The Collaborative International Dictionary of English v.0.44 [gcide] gives two definitions, both with the same pronunciation: /Cer"e*bral/
Great! What does that mean? It's not the standard phonetic markings like dictionaries use (lucky for me, since if it used accent marks and such, I wouldn't be able to display it in my terminal font).
Jutta helped me out with the investigation, and with some combined googling and README-reading, she eventually found gcide's pronunc.web file.
That holds the key to the stresses: the double quote (") is a heavy stress (light light stress, not indicated, would be a backquote). The asterisk (*) is simply a hyphen to separate syllables (why they don't just use a dash, or even a space, I'm not sure).

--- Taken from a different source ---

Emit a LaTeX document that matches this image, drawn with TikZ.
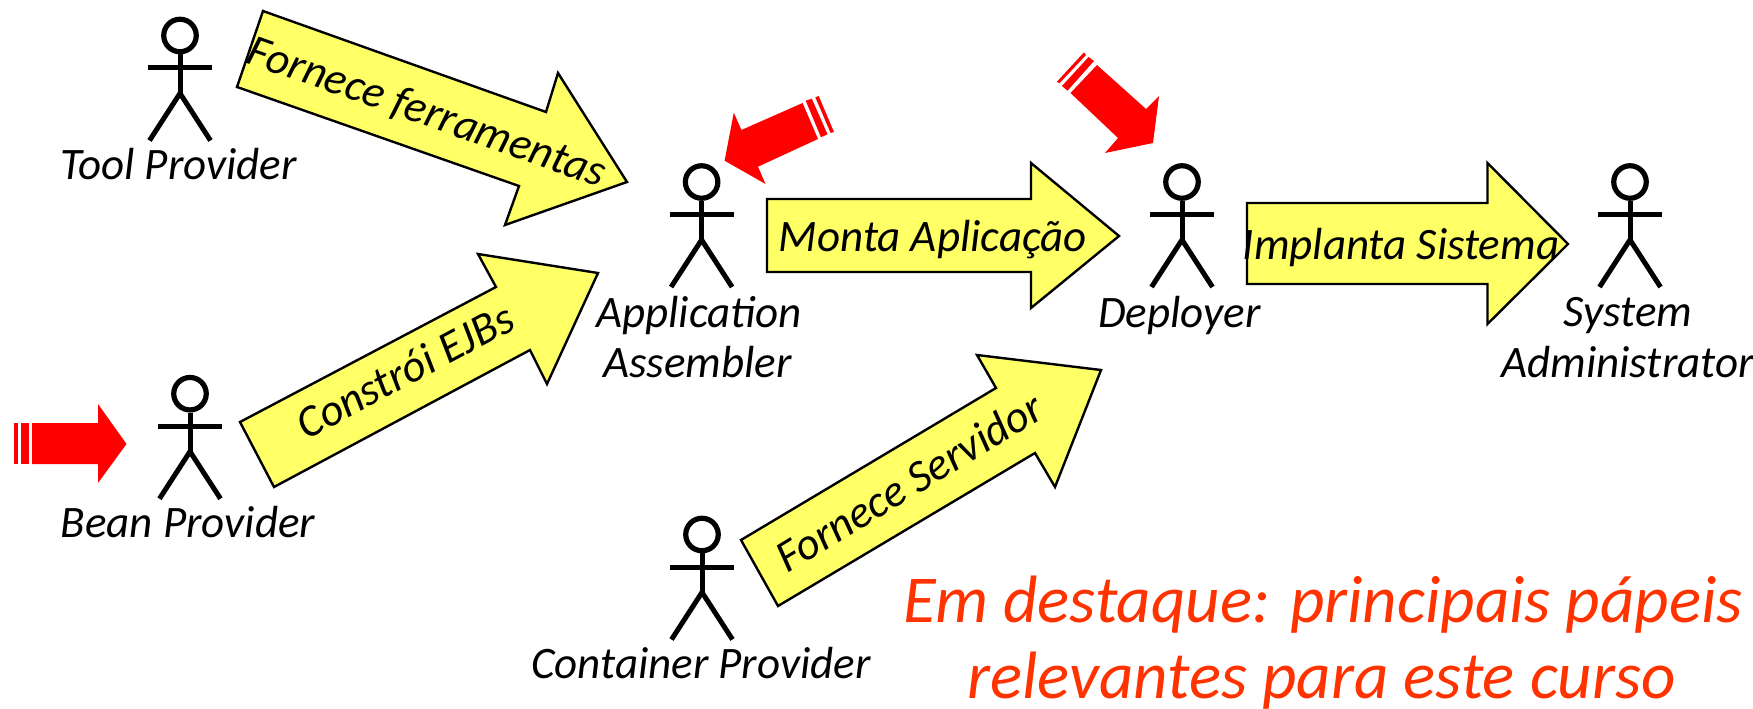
\documentclass[tikz,border=0pt]{standalone}
\usepackage{fontspec}
\setmainfont{Carlito}
\newcommand{\actorfig}[3]{%
  \node[actorhead] (#3) at (#1,#2) {};
  \draw[actorline] (#3.south) -- ++(0,39) coordinate (#3hip);
  \draw[actorline] (#1-32,#2+32.5) -- (#1+32,#2+32.5);
  \draw[actorline] (#1-30.5,#2+105) -- (#3hip) -- (#1+30.5,#2+105);
}
\tikzset{
  actorhead/.style={circle,draw=black,line width=5.2pt,minimum size=32.5pt,inner sep=0pt},
  actorline/.style={draw=black,line width=5pt,line join=miter},
  blockarrow/.style={draw=black,fill=arrowyellow,line width=2.4pt,line join=miter},
  redarrow/.style={fill=red,draw=none},
  lbl/.style={inner sep=0pt,font=\fontsize{45}{51}\selectfont\itshape,anchor=base},
  note/.style={inner sep=0pt,font=\fontsize{67}{76}\selectfont\itshape,anchor=base,text=noteorange},
}
\definecolor{arrowyellow}{HTML}{FFFF66}
\definecolor{noteorange}{HTML}{FF3300}
\begin{document}
\begin{tikzpicture}[x=1pt,y=-1pt]
\useasboundingbox (0,0) rectangle (1753,709);
% yellow block arrows
\draw[blockarrow] (263,11) -- (546,112) -- (558,73) -- (627,182) -- (505,225) -- (519,186) -- (237,87) -- cycle;
\draw[blockarrow] (240,422) -- (496,287) -- (478,254) -- (598,273) -- (547,384) -- (530,350) -- (274,487) -- cycle;
\draw[blockarrow] (767,199) -- (1031,199) -- (1031,163) -- (1119,236) -- (1031,308) -- (1031,272) -- (767,272) -- cycle;
\draw[blockarrow] (1247,203) -- (1487.5,203) -- (1487.5,163) -- (1568,244) -- (1487.5,324) -- (1487.5,284) -- (1247,284) -- cycle;
\draw[blockarrow] (741,540) -- (996,388) -- (977,355) -- (1101,370) -- (1055,487) -- (1035,453) -- (778,606) -- cycle;
% red arrows: Bean Provider
\fill[redarrow] (32,423) -- (98,423) -- (98,404) -- (126.5,444) -- (98,483) -- (98,464) -- (32,464) -- cycle;
\fill[redarrow] (21,423) rectangle (29,464);
\fill[redarrow] (14,423) rectangle (18,464);
% red arrows: Application Assembler
\fill[redarrow] (724.6,160.7) -- (733.8,112.7) -- (741.4,130) -- (802.6,103) -- (818,139) -- (758,166.7) -- (765.5,184) -- cycle;
\fill[redarrow] (805.7,100.7) -- (811.8,98.7) -- (827.5,134.3) -- (821,137.3) -- cycle;
\fill[redarrow] (815.3,97.3) -- (818.7,96) -- (834,132) -- (830.6,133) -- cycle;
% red arrows: Deployer
\fill[redarrow] (1153,143) -- (1159,96) -- (1146,109) -- (1097,65) -- (1070.5,93) -- (1118,138) -- (1105,153) -- cycle;
\fill[redarrow] (1094,61) -- (1088.6,57) -- (1062,86) -- (1067.5,90.7) -- cycle;
\fill[redarrow] (1086,55) -- (1084,52.3) -- (1057,81.7) -- (1059.4,83.3) -- cycle;
% actors
\actorfig{180}{35.5}{tool}
\actorfig{190}{393.7}{bean}
\actorfig{701.6}{182}{assembler}
\actorfig{1182}{182}{deployer}
\actorfig{1630}{182}{sysadmin}
\actorfig{702}{534.5}{container}
% actor labels
\node[lbl] (toolL) at (178.5,179) {Tool Provider};
\node[lbl] (beanL) at (188,537) {Bean Provider};
\node[lbl] (appL) at (699,327) {Application};
\node[lbl] (asmL) at (697.5,377) {Assembler};
\node[lbl] (depL) at (1179.5,327) {Deployer};
\node[lbl] (sysL) at (1628,326) {System};
\node[lbl] (admL) at (1627.5,377) {Administrator};
\node[lbl] (conL) at (701,678) {Container Provider};
% arrow labels
\node[lbl,rotate=-19.4] (a1) at (422.5,125) {Fornece ferramentas};
\node[lbl,rotate=28] (a2) at (412,384) {Constrói EJBs};
\node[lbl] (a3) at (933,251) {Monta Aplicação};
\node[lbl] (a4) at (1401,259) {Implanta Sistema};
\node[lbl,rotate=31.2] (a5) at (917,495) {Fornece Servidor};
% note
\node[note] (n1) at (1323,622) {Em destaque: principais pápeis};
\node[note] (n2) at (1321.5,698) {relevantes para este curso};
\end{tikzpicture}
\end{document}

That's progress, but what do those vowels mean? And the C? (Okay, I know it's pronounced as an ess. I even knew by now that both pronunciations are acceptable, since I'd looked it up in a dead-tree dictionary and so had about four other people on the channel while I was trying to track down a dict pronunciation guide). pronunc.web talks about a long list of special characters that are supposed to correspond to web fonts (haha). But dict doesn't actually use those: try dict free, which gives the pronunciation /free/, while pronunc.web says it should show up as /fr<emac// (which, you have to admit, would be pretty confusing what with the close slash for the special character followed by the close slash for the pronunciation; even aside from the question of who can read strings like /fr<emac//, ick).
Some other googling mentioned web dictionaries, including gcide, using the pronunciation guide from the Jargon file. Ironically, this was very hard to read since it uses smartquote characters all over the place which not only don't appear in the font I was using in mozilla, but also don't get substituted properly in mozilla (moz is usually pretty good about that) so I just see boxes. It's possible that the font claims to have the characters, then shows boxes instead.
Jutta wondered why PRONUNC.JPG and PRONUNC.WEB weren't in the Debian package, since they're mentioned in /usr/share/doc/dict-gcide/README.dictionary.gz. I have mixed feelings: I think it's a bug that there's no file that describes the pronunciation system being used, but since neither of those files does describe it, not including them is probably not a bug.
At Jutta's suggestion, I filed a bug on dict-cgide (bug 266773).